Legal Preparation and Reducing Transaction Risk

Legal readiness is fundamental to maintaining value throughout a sale. Buyers expect clean records, transferable contracts and clarity around intellectual property ownership. Ensuring that these agreements are structured correctly and aligned with relevant employment contract transfer rules helps reduce uncertainty and supports a more predictable transition.
Working with mergers and acquisitions solicitors early in the preparation stage ensures that supplier, customer and employment contracts are updated and structured in a way that facilitates transfer.
Intellectual property protection reinforces confidence. Registering trademarks, documenting ownership of proprietary systems and ensuring proper licensing arrangements reduces the risk of disputes that can delay completion or diminish value. Buyers often perform deep IP due diligence, and ambiguity in this area can materially weaken negotiating strength.
Active or potential legal disputes require careful handling. If conflicts cannot be resolved before the sale, the seller should prepare clear documentation outlining the nature of the dispute, its potential impact, and any mitigation measures already implemented. Transparent disclosure reduces uncertainty and helps maintain buyer engagement.
Compliance is another value component. Sector-specific regulations, environmental obligations, and professional certifications must be up to date before entering the market. Buyers use compliance status as an indicator of operational discipline, and unresolved issues can lead to reduced offers or extended negotiation timelines.

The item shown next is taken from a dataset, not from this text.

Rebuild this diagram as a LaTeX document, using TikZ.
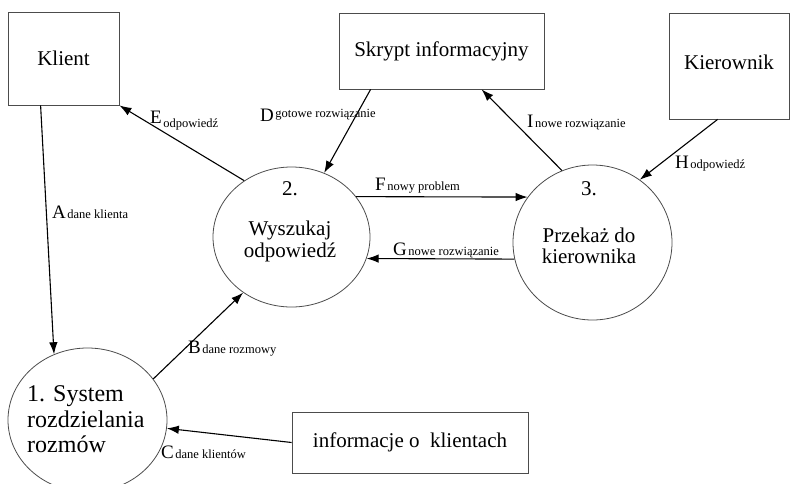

Preparing for a sale is not something that should be rushed in the months before a deal. The most successful exits begin long before a business reaches the market, with owners strengthening the financial, operational, and legal foundations that buyers will ultimately scrutinise.
Clear financial reporting, resilient systems, a capable leadership team, and a well-managed legal profile all contribute to buyer confidence and help remove the uncertainty that can erode value during negotiations.
This level of preparation does more than make a business look attractive on paper. It demonstrates that the company is scalable, investable and able to perform without the day-to-day involvement of the existing owners. When a buyer sees documented value, reduced risk, and credible growth potential, the sale process becomes more efficient, competitive offers increase, and deal terms improve.
Modern tools now make this preparation easier and more structured. A dedicated M&A platform allows business owners and advisers to organise information, highlight strengths, address gaps, and present the business in a way that aligns with buyer expectations.
With the right groundwork and technology in place, a business enters the market not as a hopeful prospect, but as a clear, high-quality opportunity ready to command its full value.